The first is next to my bánh mi, and in the next pic too; it’s a little pyramid of coconut, peanuts, sugar, fish sauce, mixed with sticky rice and wrapped in mochi. (That’s the Japanese word for the marshmallow-like glutinous rice mixture; again, forgive me; I don’t know what it’s called in Vietnamese. Sometimes I just eat ‘em, I don’t think about ‘em.) The whole thing is in turn wrapped in a banana leaf.

I gotta tell you, had I known how good this thing was going to be I would’ve bought 12. A fantastic not-too-sweet dessert or not-especially-savory non-dessert. Perfect snack, is what it was.

I was disappointed by my other two purchases. One was a long log, filled with sticky rice that was in turn filled with pork and yellow beans. Beautiful, isn’t it? But it wasn’t as well spiced as the coconut job.

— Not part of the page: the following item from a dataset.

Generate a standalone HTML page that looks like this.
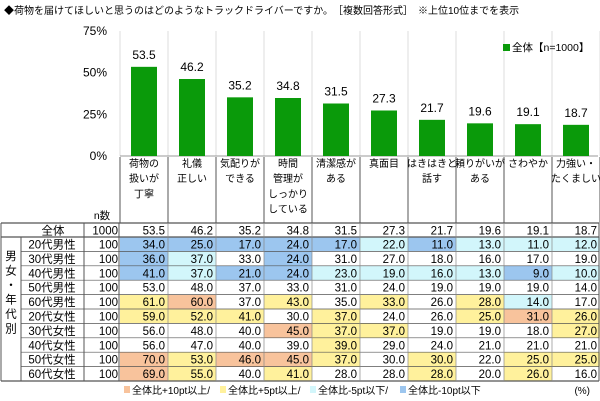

And the garlic peanuts? Great concept. But bitter garlic powder. Win some, lose some. It’s all fun.

Posted in Vietnamese

4 Comments

  1. Anonymous said...

    Mr. Bittman!!! I love following your food blog and I am SO excited to see that you love Vietnamese food. The last dish that you showcase in your photo collection, Banh Chung…I’m wondering how you prepare it as the only way that I’ve had it was fried to a chewy crispiness and served with pickled vegetables. So delicious! brings back fond memories of my mom’s home cookin… =)

  2. Anonymous said...

    At home, I have the banh chung just nuked/steamed to warm it up and drizzle it with soy sauce. and the veggies of course.Mark, you should try a banana filled banh chung. If you liked the peanut banh it, it’ll likely sit well with you.

  3. An Nguyen said...

    The round and white mochi-like thing is bánh nếp, bánh being basically what you described, and nếp indicates the kind of sticky rice that the dish is made out of. The long log thing is called bánh tét, the bánh chưng the previous comments mentioned is the exact same thing with the same kind of filling, except it is shaped in a square and wrapped in leaves of a plant called Phryniumplaentarium (couldn’t find a popular English name) instead of banana leaves. Bánh chưng is more traditional, and identifies more with Northern Vietnam, while bánh tét is a purely Southern thing.

  4. Anonymous said...

    I love the log thing…its actually called Banh Tet (New Years pastry). Best way to eat it is to panfry with eggs. Slice log into 1 inch rounds. Scramble a few eggs, mix in a small handful of sliced green onions and some chopped garlic. Fill up a hot oiled frying pan with rounds, until the yellow mung bean is almost golden brown on both sides. Pour the egg mixture over it, flip banh when egg is cooked on each side. Its so much better this way than plain, It’s crisp, eggy and chewy!